Indeed the North American power houses trade at near parity now and have for much of the global recession. The reason behind this similarity is of course risk aversion and a flight to safe have currencies, which regular readers of this report will know all about. Put simply the CAD has benefited from the recession because it is largely underpinned by commodities such as precious metals and Oil (of which it is a major producer) and thus during the depths of recession where investors were not interested in high risk financial investments, they and their money fled to these commodities and thus the currency of Canada.
As a note, the USD benefited in a similar way, trading heavily on its international super power position, attracting investors to a relative safe haven.
Moving forward to the current fate of the CAD, it stands at an important crossroads as July’s inflation figures prepare to hit the markets.

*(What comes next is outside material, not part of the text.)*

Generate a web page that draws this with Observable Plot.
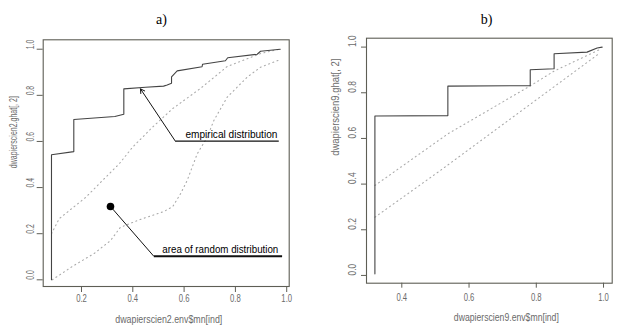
<!DOCTYPE html>
<html><head><meta charset="utf-8">
<script src="https://cdn.jsdelivr.net/npm/d3@7"></script>
<script src="https://cdn.jsdelivr.net/npm/@observablehq/plot@0.6"></script>
<style>
body{margin:0;background:#fff;}
#wrap{display:flex;width:620px;height:332px;overflow:hidden;}
#wrap svg{display:block;flex:none;}
</style></head><body><div id="wrap"></div>
<script>
// ---------- data: panel a ----------
const titleA = "a)";
const xLabelA = "dwapierscien2.env$mn[ind]";
const yLabelA = "dwapierscien2.ghat[, 2]";
const xTicksA = [0.2, 0.4, 0.6, 0.8, 1.0];
const yTicksA = [0.0, 0.2, 0.4, 0.6, 0.8, 1.0];
const empiricalA = [[0.083,0.0],[0.083,0.542],[0.170,0.556],[0.170,0.695],[0.33,0.708],[0.365,0.718],[0.365,0.828],[0.45,0.835],[0.52,0.840],[0.534,0.845],[0.551,0.852],[0.551,0.880],[0.573,0.906],[0.670,0.924],[0.672,0.935],[0.761,0.950],[0.770,0.963],[0.885,0.978],[0.898,0.991],[0.975,1.0]];
const upperA = [[0.083,0.20],[0.113,0.265],[0.217,0.358],[0.282,0.431],[0.347,0.503],[0.399,0.575],[0.477,0.662],[0.555,0.742],[0.664,0.83],[0.768,0.925],[0.898,0.981],[0.97,1.0]];
const lowerA = [[0.086,0.0],[0.170,0.062],[0.248,0.113],[0.313,0.170],[0.352,0.228],[0.43,0.262],[0.521,0.296],[0.556,0.318],[0.586,0.373],[0.612,0.431],[0.651,0.546],[0.690,0.618],[0.716,0.691],[0.768,0.792],[0.846,0.879],[0.898,0.922],[0.975,0.955]];
// annotations of panel a (data units)
const annoLabelsA = [{label:"empirical distribution", x:0.605, y:0.601},{label:"area of random distribution", x:0.515, y:0.102}];
const annoUnderlinesA = [{x1:0.566, x2:0.969, y:0.601, w:1.3},{x1:0.482, x2:0.982, y:0.102, w:2}];
const annoArrowA = [{x1:0.566, y1:0.601, x2:0.430, y2:0.828}];
const annoLeaderA = [{x1:0.482, y1:0.102, x2:0.313, y2:0.318}];
const annoDotA = [{x:0.313, y:0.318}];

// ---------- data: panel b ----------
const titleB = "b)";
const xLabelB = "dwapierscien9.env$mn[ind]";
const yLabelB = "dwapierscien9.ghat[, 2]";
const xTicksB = [0.4, 0.6, 0.8, 1.0];
const yTicksB = [0.0, 0.2, 0.4, 0.6, 0.8, 1.0];
const empiricalB = [[0.320,0.007],[0.320,0.698],[0.537,0.700],[0.537,0.829],[0.782,0.831],[0.782,0.901],[0.853,0.905],[0.853,0.971],[0.951,0.978],[0.981,0.996],[0.996,1.0]];
const upperB = [[0.32,0.394],[0.537,0.62],[0.782,0.83],[0.853,0.895],[0.99,0.99]];
const lowerB = [[0.32,0.255],[0.515,0.46],[0.99,0.975]];

const fmt = d3.format(".1f");
const SANS = "'Liberation Sans', Arial, sans-serif";
const SERIF = "'Liberation Serif', 'Times New Roman', serif";
const BOX = "#5e5e55";
const LAB = "#6a6a6a";

function panel(cfg) {
  const marks = [
    Plot.frame({stroke: BOX, strokeWidth: 1.1}),
    Plot.axisX(cfg.xTicks, {anchor:"bottom", tickSize: cfg.tick, stroke: BOX, tickFormat: () => "", label: null}),
    Plot.axisY(cfg.yTicks, {anchor:"left", tickSize: cfg.tick, stroke: BOX, tickFormat: () => "", label: null}),
    Plot.text(cfg.xTicks, {x: d => d, text: d => fmt(d), frameAnchor:"bottom", dy: cfg.xTickDy, fontSize: 10, fill: LAB}),
    Plot.text(cfg.yTicks, {y: d => d, text: d => fmt(d), frameAnchor:"left", dx: cfg.yTickDx, rotate: -90, fontSize: 10, fill: LAB}),
    Plot.text([cfg.xLabel], {frameAnchor:"bottom", dy: cfg.xLabDy, dx: cfg.xLabDx, fontSize: 10, fill: LAB}),
    Plot.text([cfg.yLabel], {frameAnchor:"left", dx: cfg.yLabDx, dy: cfg.yLabDy, rotate: -90, fontSize: 10, fill: LAB}),
    Plot.text([cfg.title], {frameAnchor:"top", dy: cfg.titleDy, dx: cfg.titleDx, fontSize: 14, fontFamily: SERIF, fill: "#000"}),
    Plot.line(cfg.upper, {x: d => d[0], y: d => d[1], stroke: "#aaa", strokeWidth: 1.1, strokeDasharray: "1,3.5"}),
    Plot.line(cfg.lower, {x: d => d[0], y: d => d[1], stroke: "#aaa", strokeWidth: 1.1, strokeDasharray: "1,3.5"}),
    Plot.line(cfg.empirical, {x: d => d[0], y: d => d[1], stroke: "#444", strokeWidth: 1.1}),
    ...(cfg.extra || [])
  ];
  const svg = Plot.plot({
    width: 310, height: 332,
    marginLeft: cfg.ml, marginRight: cfg.mr, marginTop: cfg.mt, marginBottom: cfg.mb,
    x: {domain: cfg.xDomain, axis: null},
    y: {domain: cfg.yDomain, axis: null},
    style: {fontFamily: SANS, background: "white", overflow: "visible"},
    marks
  });
  d3.select(svg).selectAll("text").each(function() {
    const t = this.textContent;
    const rotated = (this.getAttribute("transform") || "").includes("rotate") ||
                    (this.parentNode.getAttribute("transform") || "").includes("rotate");
    let L = cfg.lengths[t];
    if (/^\d\.\d$/.test(t)) L = rotated ? cfg.yTickLen : cfg.xTickLen;
    if (L) { this.setAttribute("textLength", L); this.setAttribute("lengthAdjust", "spacingAndGlyphs"); }
  });
  return svg;
}

const wrap = document.getElementById("wrap");
wrap.appendChild(panel({
  title: titleA, xLabel: xLabelA, yLabel: yLabelA, xTicks: xTicksA, yTicks: yTicksA,
  empirical: empiricalA, upper: upperA, lower: lowerA,
  ml: 42.7, mr: 21.3, mt: 39.3, mb: 46,
  xDomain: [0.0507, 1.0097], yDomain: [-0.029, 1.0408],
  tick: 6, xTickDy: 15.7, yTickDx: -12.7, xLabDy: 36.7, xLabDx: 2.6, yLabDx: -29.4, yLabDy: 5,
  titleDy: -26, titleDx: -4.7,
  xTickLen: 10.7, yTickLen: 9.5,
  lengths: {[xLabelA]: 107, [yLabelA]: 72, "empirical distribution": 92, "area of random distribution": 116},
  extra: [
    Plot.link(annoUnderlinesA, {x1: "x1", x2: "x2", y1: "y", y2: "y", stroke: "#111", strokeWidth: d => d.w}),
    Plot.text(annoLabelsA, {x: "x", y: "y", text: "label", textAnchor: "start", dy: -7, fontSize: 11, fill: "#000"}),
    Plot.arrow(annoArrowA, {x1: "x1", y1: "y1", x2: "x2", y2: "y2", stroke: "#111", strokeWidth: 1, headLength: 7}),
    Plot.link(annoLeaderA, {x1: "x1", y1: "y1", x2: "x2", y2: "y2", stroke: "#111", strokeWidth: 1}),
    Plot.dot(annoDotA, {x: "x", y: "y", r: 3.8, fill: "#000"})
  ]
}));
wrap.appendChild(panel({
  title: titleB, xLabel: xLabelB, yLabel: yLabelB, xTicks: xTicksB, yTicks: yTicksB,
  empirical: empiricalB, upper: upperB, lower: lowerB,
  ml: 56, mr: 8.3, mt: 37.7, mb: 49.3,
  xDomain: [0.295, 1.0258], yDomain: [-0.034, 1.039],
  tick: 5, xTickDy: 17.3, yTickDx: -13.3, xLabDy: 37.3, xLabDx: 17, yLabDx: -31, yLabDy: -5,
  titleDy: -23.7, titleDx: -2.85,
  xTickLen: 10.7, yTickLen: 11.7,
  lengths: {[xLabelB]: 105, [yLabelB]: 97}
}));
</script></body></html>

This data will be significant in the light of the upcoming September Interest decision form the Bank of Canada, with many analysts expecting a high inflation reading to precede a rate hike. This expectation mat be cooled however if the inflation figures are not as good as expected.
As with most major currencies, the fate of the CAD is of course heavily reliant on the outlook for the global economy; the powers that be in Canada themselves have recently cut growth expectations, so there may be good opportunities for Brits looking to buy the CAD in the future, but be warned if the our economy deceives to flatter and interest rate remain on hold long term, do not expect a swift return to vastly higher exchange rates against the CAD.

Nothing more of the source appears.